(DATA LINES)

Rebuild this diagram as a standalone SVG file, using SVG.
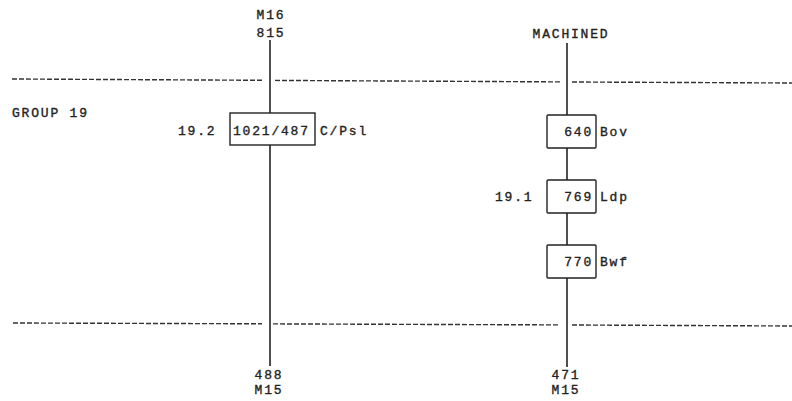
<svg xmlns="http://www.w3.org/2000/svg" width="792" height="401" viewBox="0 0 792 401">
<style>
text{font-family:"Liberation Mono","Courier New",monospace;font-size:13px;fill:#222;stroke:#222;stroke-width:0.35;letter-spacing:1.8px}
.mid{text-anchor:middle}
.end{text-anchor:end}
.box{fill:#fff;stroke:#222;stroke-width:1.4}
.wire{stroke:#222;stroke-width:1.6;fill:none}
.dash{stroke:#333;stroke-width:1.4;stroke-dasharray:5 2;fill:none}
</style>
<rect width="792" height="401" fill="#fff"/>
<g id="boundaries">
<line class="dash" x1="12" y1="79" x2="263" y2="80.3"/>
<line class="dash" x1="275" y1="80.4" x2="562" y2="81.9"/>
<line class="dash" x1="572" y1="82" x2="792" y2="83"/>
<line class="dash" x1="13" y1="323" x2="262" y2="323.8"/>
<line class="dash" x1="273" y1="323.9" x2="560" y2="324.9"/>
<line class="dash" x1="572" y1="325" x2="792" y2="326"/>
</g>
<g id="connectors">
<line class="wire" x1="270" y1="40" x2="270" y2="113"/>
<line class="wire" x1="270" y1="145" x2="270" y2="366"/>
<line class="wire" x1="567" y1="43" x2="567" y2="115"/>
<line class="wire" x1="567" y1="148" x2="567" y2="180"/>
<line class="wire" x1="567" y1="213" x2="567" y2="245"/>
<line class="wire" x1="567" y1="278" x2="567" y2="367"/>
</g>
<g id="group-label"><text x="12" y="117">GROUP 19</text></g>
<g id="top-left"><text class="mid" x="271" y="19">M16</text><text class="mid" x="271" y="37">815</text></g>
<g id="top-right"><text class="mid" x="571" y="38">MACHINED</text></g>
<g id="bottom-left"><text class="mid" x="269" y="379">488</text><text class="mid" x="269" y="394">M15</text></g>
<g id="bottom-right"><text class="mid" x="566" y="379">471</text><text class="mid" x="566" y="394">M15</text></g>
<g id="node-1021">
<rect class="box" x="230" y="113" width="85" height="32"/>
<text x="233" y="135">1021/487</text>
<text x="320" y="135">C/Psl</text>
<text x="178" y="135">19.2</text>
</g>
<g id="node-640">
<rect class="box" x="547" y="115" width="49" height="33" rx="1"/>
<text class="end" x="593" y="136">640</text>
<text x="600" y="136">Bov</text>
</g>
<g id="node-769">
<rect class="box" x="547" y="180" width="49" height="33" rx="1"/>
<text class="end" x="593" y="201">769</text>
<text x="600" y="201">Ldp</text>
<text x="495" y="201">19.1</text>
</g>
<g id="node-770">
<rect class="box" x="547" y="245" width="49" height="33" rx="1"/>
<text class="end" x="593" y="266">770</text>
<text x="600" y="266">Bwf</text>
</g>
</svg>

(YOUR TASK) Transcribe the material exactly, and leave out whatever pictures it holds.

(OUTPUT OF THE TASK)
Rebuild this diagram as a standalone SVG file, using SVG.
<svg xmlns="http://www.w3.org/2000/svg" width="792" height="401" viewBox="0 0 792 401">
<style>
text{font-family:"Liberation Mono","Courier New",monospace;font-size:13px;fill:#222;stroke:#222;stroke-width:0.35;letter-spacing:1.8px}
.mid{text-anchor:middle}
.end{text-anchor:end}
.box{fill:#fff;stroke:#222;stroke-width:1.4}
.wire{stroke:#222;stroke-width:1.6;fill:none}
.dash{stroke:#333;stroke-width:1.4;stroke-dasharray:5 2;fill:none}
</style>
<rect width="792" height="401" fill="#fff"/>
<g id="boundaries">
<line class="dash" x1="12" y1="79" x2="263" y2="80.3"/>
<line class="dash" x1="275" y1="80.4" x2="562" y2="81.9"/>
<line class="dash" x1="572" y1="82" x2="792" y2="83"/>
<line class="dash" x1="13" y1="323" x2="262" y2="323.8"/>
<line class="dash" x1="273" y1="323.9" x2="560" y2="324.9"/>
<line class="dash" x1="572" y1="325" x2="792" y2="326"/>
</g>
<g id="connectors">
<line class="wire" x1="270" y1="40" x2="270" y2="113"/>
<line class="wire" x1="270" y1="145" x2="270" y2="366"/>
<line class="wire" x1="567" y1="43" x2="567" y2="115"/>
<line class="wire" x1="567" y1="148" x2="567" y2="180"/>
<line class="wire" x1="567" y1="213" x2="567" y2="245"/>
<line class="wire" x1="567" y1="278" x2="567" y2="367"/>
</g>
<g id="group-label"><text x="12" y="117">GROUP 19</text></g>
<g id="top-left"><text class="mid" x="271" y="19">M16</text><text class="mid" x="271" y="37">815</text></g>
<g id="top-right"><text class="mid" x="571" y="38">MACHINED</text></g>
<g id="bottom-left"><text class="mid" x="269" y="379">488</text><text class="mid" x="269" y="394">M15</text></g>
<g id="bottom-right"><text class="mid" x="566" y="379">471</text><text class="mid" x="566" y="394">M15</text></g>
<g id="node-1021">
<rect class="box" x="230" y="113" width="85" height="32"/>
<text x="233" y="135">1021/487</text>
<text x="320" y="135">C/Psl</text>
<text x="178" y="135">19.2</text>
</g>
<g id="node-640">
<rect class="box" x="547" y="115" width="49" height="33" rx="1"/>
<text class="end" x="593" y="136">640</text>
<text x="600" y="136">Bov</text>
</g>
<g id="node-769">
<rect class="box" x="547" y="180" width="49" height="33" rx="1"/>
<text class="end" x="593" y="201">769</text>
<text x="600" y="201">Ldp</text>
<text x="495" y="201">19.1</text>
</g>
<g id="node-770">
<rect class="box" x="547" y="245" width="49" height="33" rx="1"/>
<text class="end" x="593" y="266">770</text>
<text x="600" y="266">Bwf</text>
</g>
</svg>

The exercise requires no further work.